Geen objecten gevonden

Nieuwsbericht

'Leegstand studentenkamers regelrechte onzin'

30-09-2014

Het aantal studenten dat op kamers woont was nog nooit zo groot als nu.

De spanning op de markt voor studentenkamers is in veel steden nog steeds fors. Zo telt Amsterdam alleen al 9.000 studenten zonder kamer. Een mogelijk effect van het leenstelsel kan zijn dat studenten later of minder op kamers gaan. Kences liet dit onderzoeken door ABF. De exacte uitkomsten worden gepresenteerd op 1 oktober tijdens het Landelijk Congres Studentenhuisvesting. Nu is al bekend dat het aantal uitwonende studenten hooguit daalt met 13.000 in 8 jaar tijd. In perspectief: dat is een daling van 6%. En dat staat in schril contrast met percentages van 50% die momenteel in de media worden genoemd. Jan Benschop, directeur van studentenhuisvester DUWO noemt signalen over mogelijke leegstand van studentenkamers ‘regelrechte onzin’. Daarmee doelt Benschop op een publicatie van ING, waarin overdreven conclusies worden getrokken.

Effect leenstelsel niet extreem
Een klein deel van de studenten blijft mogelijk langer thuis wonen als het leenstelsel wordt ingevoerd. Daardoor daalt het aantal uitwonende studenten in de komende acht jaar mogelijk met 13.000. In diezelfde periode stijgt het aantal studenten met 50.000. De groep thuiswoners groeit hierdoor van 42% naar 47%. Dat is één van de scenario’s uit de nieuwste monitor studentenhuisvesting van brancheorganisatie Kences. Als het leenstelsel geen enkel effect heeft op het woongedrag van studenten, neemt het aantal kamerbewoners juist toe met 19.000. Het is daarom van groot belang om jaarlijks de ontwikkelingen in vraag en aanbod te monitoren. De uitkomsten van de monitor zijn vanaf 1 oktober te vinden op de website www.wonenalsstudent.nl.
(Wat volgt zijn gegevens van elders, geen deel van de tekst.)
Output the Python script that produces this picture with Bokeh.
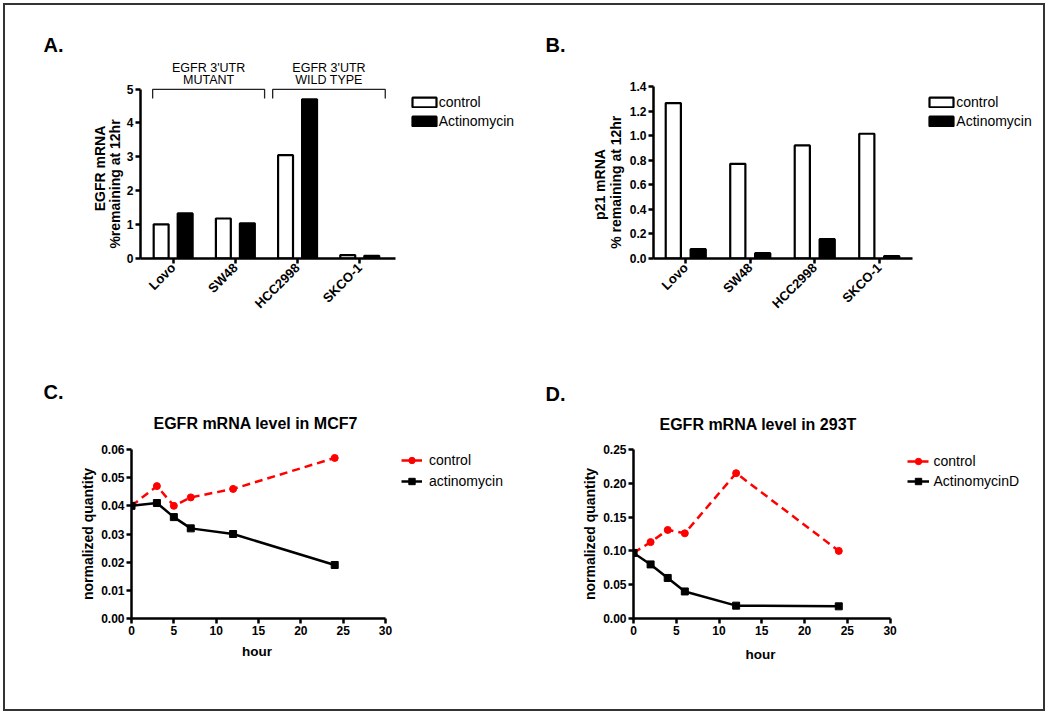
import numpy as np
from bokeh.plotting import figure
from bokeh.layouts import row, column
from bokeh.models import FixedTicker, Legend, LegendItem, NumeralTickFormatter, Range1d, Title
from bokeh.core.properties import value
from bokeh.embed import file_html
from bokeh.resources import INLINE

FONT = "Liberation Sans"

# ---------------- data ----------------
cells = ["Lovo", "SW48", "HCC2998", "SKCO-1"]
egfr_control = [1.01, 1.18, 3.05, 0.10]
egfr_actino = [1.33, 1.04, 4.70, 0.08]
p21_control = [1.265, 0.77, 0.92, 1.015]
p21_actino = [0.076, 0.043, 0.157, 0.020]

group_line1 = ["EGFR 3'UTR", "EGFR 3'UTR"]
group_line2 = ["MUTANT", "WILD TYPE"]
group_start = [-0.33, 1.60]
group_end = [1.47, 3.41]

mcf7_hours = [0, 3, 5, 7, 12, 24]
mcf7_control = [0.040, 0.047, 0.040, 0.043, 0.046, 0.057]
mcf7_actino = [0.040, 0.041, 0.036, 0.032, 0.030, 0.019]

t293_hours = [0, 2, 4, 6, 12, 24]
t293_control = [0.097, 0.113, 0.131, 0.126, 0.215, 0.100]
t293_actino = [0.097, 0.080, 0.060, 0.040, 0.019, 0.018]


# ---------------- helpers ----------------
def make_fig(origin, size, frame, x0, xppu, yppu):
    """frame = (left, top, right, bottom) in page pixels; x0 = data x at frame left."""
    ox, oy = origin
    w, h = size
    fl, ft, fr, fb = frame
    left, top = fl - ox, ft - oy
    right, bottom = w - (fr - ox), h - (fb - oy)
    xr = (x0, x0 + (fr - fl) / xppu)
    yr = (0, (fb - ft) / yppu * (1 + 1e-6))
    p = figure(width=w, height=h, x_range=Range1d(*xr), y_range=Range1d(*yr),
               output_backend="svg", toolbar_location=None, title=None,
               min_border_left=left, min_border_right=right,
               min_border_top=top, min_border_bottom=bottom)
    p.outline_line_color = None
    p.grid.grid_line_color = None
    p.background_fill_color = "white"
    p.border_fill_color = "white"
    for ax in p.axis:
        ax.axis_line_width = 2.5
        ax.axis_line_color = "black"
        ax.major_tick_line_width = 2.5
        ax.major_tick_line_color = "black"
        ax.major_tick_out = 5
        ax.major_tick_in = 0
        ax.minor_tick_line_color = None
        ax.major_label_text_font = FONT
        ax.major_label_text_font_style = "bold"
        ax.major_label_text_font_size = "12px"
        ax.major_label_text_color = "black"
        ax.major_label_standoff = 2
    p._frame = frame
    return p


def add_legend(p, items, px, py_top, pitch, glyph_w, glyph_h, standoff, item_h=16):
    fl, ft, fr, fb = p._frame
    bottom = py_top + len(items) * pitch
    leg = Legend(items=items, location=(px - fl, fb - bottom),
                 glyph_width=int(glyph_w), glyph_height=int(glyph_h), label_height=int(glyph_h),
                 spacing=int(round(pitch - item_h)), padding=0, margin=0,
                 label_standoff=int(standoff),
                 border_line_color=None, background_fill_alpha=0,
                 label_text_font=FONT, label_text_font_size="14px", label_text_color="black")
    p.add_layout(leg)


def add_title(p, text, left_px, size, standoff, where="above"):
    fl = p._frame[0]
    p.add_layout(Title(text=text, align="left", offset=left_px - fl, standoff=standoff,
                       text_font=FONT, text_font_style="bold", text_font_size=size,
                       text_color="black"), where)


def add_vtitle(p, text, center_py, em_len, size_px, standoff):
    """Vertical (left side) title whose centre lies at page y = center_py."""
    fl, ft, fr, fb = p._frame
    length = em_len * size_px
    offset = (fb - center_py) - length / 2
    p.add_layout(Title(text=text, align="left", offset=offset, standoff=standoff,
                       text_font=FONT, text_font_style="bold", text_font_size=f"{size_px}px",
                       text_color="black"), "left")


def add_ylabel_center(p, text, size, standoff):
    p.add_layout(Title(text=text, align="center", standoff=standoff,
                       text_font=FONT, text_font_style="bold", text_font_size=size,
                       text_color="black"), "left")


idx = np.arange(len(cells))
OFF = 0.193

# ---------------- Panel A ----------------
pA = make_fig((5, 5), (525, 365), (140, 56, 528, 258), -0.525, 62.2, 33.88)
rA1 = pA.vbar(x=idx - OFF, top=egfr_control, width=0.24, fill_color="white",
              line_color="black", line_width=2.2)
rA2 = pA.vbar(x=idx + OFF, top=egfr_actino, width=0.24, fill_color="black",
              line_color="black", line_width=2.2)
pA.xaxis.bounds = (-0.525, 3.575)
pA.yaxis.bounds = (0, 5)
pA.yaxis.ticker = FixedTicker(ticks=[0, 1, 2, 3, 4, 5])
pA.xaxis.ticker = FixedTicker(ticks=list(idx))
pA.xaxis.major_label_overrides = {int(i): c for i, c in zip(idx, cells)}
pA.xaxis.major_label_orientation = np.pi / 4
pA.xaxis.major_label_text_font_size = "13px"
add_vtitle(pA, "%remaining at 12hr", 183.5, 9.225, 14, 1.4)
add_vtitle(pA, "EGFR mRNA", 168, 6.111, 14, -6.8)
for s, e in zip(group_start, group_end):
    pA.line(x=[s, s, e, e], y=[4.72, 4.99, 4.99, 4.72], line_color="#222222", line_width=1.3)
mid = [(s + e) / 2 for s, e in zip(group_start, group_end)]
pA.text(x=mid, y=[5.63, 5.63], text=group_line1,
        text_font=value(FONT), text_font_size="12.5px", text_align="center", text_baseline="middle",
        text_color="black")
pA.text(x=mid, y=[5.27, 5.27], text=group_line2,
        text_font=value(FONT), text_font_size="12.5px", text_align="center", text_baseline="middle",
        text_color="black")
add_legend(pA, [LegendItem(label="control", renderers=[rA1]),
                LegendItem(label="Actinomycin", renderers=[rA2])],
           408.7, 91, 19, 30, 12, 0)
add_title(pA, "A.", 43, "20px", 1.5)

# ---------------- Panel B ----------------
pB = make_fig((530, 5), (513, 365), (653, 56, 1041, 258), -0.5, 64.5, 122.9)
rB1 = pB.vbar(x=idx - OFF, top=p21_control, width=0.235, fill_color="white",
              line_color="black", line_width=2.2)
rB2 = pB.vbar(x=idx + OFF, top=p21_actino, width=0.235, fill_color="black",
              line_color="black", line_width=2.2)
pB.xaxis.bounds = (-0.5, 3.52)
pB.yaxis.bounds = (0, 1.4)
pB.yaxis.ticker = FixedTicker(ticks=[0, 0.2, 0.4, 0.6, 0.8, 1.0, 1.2, 1.4])
pB.yaxis.formatter = NumeralTickFormatter(format="0.0")
pB.xaxis.ticker = FixedTicker(ticks=list(idx))
pB.xaxis.major_label_overrides = {int(i): c for i, c in zip(idx, cells)}
pB.xaxis.major_label_orientation = np.pi / 4
pB.xaxis.major_label_text_font_size = "13px"
add_vtitle(pB, "% remaining at 12hr", 181.7, 9.503, 14, 6)
add_vtitle(pB, "p21 mRNA", 184, 5.056, 14, -11.4)
add_legend(pB, [LegendItem(label="control", renderers=[rB1]),
                LegendItem(label="Actinomycin", renderers=[rB2])],
           926.3, 91, 19, 30, 12, 0)
add_title(pB, "B.", 545, "20px", 2)


# ---------------- Panels C / D ----------------
def line_panel(origin, size, frame, xppu, yppu, yticks, hours, ctrl, act, title, title_left,
               title_standoff, letter, letter_left, letter_standoff, hour_left, hour_standoff,
               act_label, leg_x, leg_top, pitch, glyph_w, standoff):
    p = make_fig(origin, size, frame, 0, xppu, yppu)
    l1 = p.line(hours, ctrl, line_color="red", line_width=2.5, line_dash="8 5")
    s1 = p.scatter(hours, ctrl, marker="circle", size=7, color="red")
    l2 = p.line(hours, act, line_color="black", line_width=2.5)
    s2 = p.scatter(hours, act, marker="square", size=7, color="black")
    p.xaxis.bounds = (0, 30)
    p.xaxis.ticker = FixedTicker(ticks=[0, 5, 10, 15, 20, 25, 30])
    p.yaxis.ticker = FixedTicker(ticks=yticks)
    p.yaxis.formatter = NumeralTickFormatter(format="0.00")
    add_ylabel_center(p, "normalized quantity", "14px", 5)
    add_title(p, "hour", hour_left, "13.5px", hour_standoff, "below")
    add_title(p, title, title_left, "16px", title_standoff)
    add_title(p, letter, letter_left, "20px", letter_standoff)
    add_legend(p, [LegendItem(label="control", renderers=[l1, s1]),
                   LegendItem(label=act_label, renderers=[l2, s2])],
               leg_x, leg_top, pitch, glyph_w, 16, standoff)
    return p


pC = line_panel((5, 370), (525, 339), (131, 449, 528, 618), 8.467, 169 / 0.06,
                [0, 0.01, 0.02, 0.03, 0.04, 0.05, 0.06],
                mcf7_hours, mcf7_control, mcf7_actino, "EGFR mRNA level in MCF7", 153, 35.4,
                "C.", 43, -15.8, 241.5, 8,
                "actinomycin", 401, 446.5, 21, 21, 7)

pD = line_panel((530, 370), (513, 339), (633, 449, 1041, 618), 8.553, 169 / 0.25,
                [0, 0.05, 0.10, 0.15, 0.20, 0.25],
                t293_hours, t293_control, t293_actino, "EGFR mRNA level in 293T", 659, 33.4,
                "D.", 545, -14, 745, 15,
                "ActinomycinD", 906.5, 448.5, 20, 22, 5)

layout = column(row(pA, pB), row(pC, pD), margin=(3, 0, 0, 3),
                styles={"border": "2px solid #333333", "background-color": "white"})

open("out.html", "w").write(file_html(layout, INLINE))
Kamernood stabiel, maar nog niet verdwenen
Vorig jaar wist Kences te melden dat het einde van de kamernood binnen een paar jaar in zicht is. Nu blijkt uit onderzoek onder ruim 40.000 studenten dat de spanning op de kamermarkt het afgelopen jaar licht gedaald is. En dat terwijl er nog nooit zoveel studenten waren als dit jaar, waardoor het aantal uitwonenden met 9% is toegenomen. Het aanbod aan studentenwoonruimte is dus flink gegroeid. Een topprestatie van studentenhuisvesters. Maar de kamernood nog niet verleden tijd. Nog steeds staan duizenden studenten in de rij om op kamers te gaan. Met name in Utrecht, Amsterdam, Nijmegen en Leiden is de vraag groter dan het aanbod:

Utrecht: 9,5% zoekt een kamer (5.700 studenten)
Amsterdam: 8,3% zoekt een kamer (9.000 studenten)
Nijmegen: 7,2% zoekt een kamer (2.600 studenten)
Leiden: 5,9% zoekt een kamer (1.600 studenten)

Betaalbaar wonen belangrijk voor studenten
Studenten liggen krom voor hun kamer. Dat is het beeld dat je krijgt als je de zogeheten ‘woonquotes’ bestudeert. Studenten die op kamers wonen met gedeelde voorzieningen, geven gemiddeld 44% van hun inkomen uit aan wonen. Voor kamers met eigen voorzieningen betalen studenten nog meer, namelijk 51%. Studenten die een zelfstandige huurwoning huren, geven zelfs meer dan 60% van hun inkomen uit aan wonen. Met het wegvallen van de basisbeurs zal volgens Kences de woonwens van studenten meer verschuiven naar betaalbare kamers.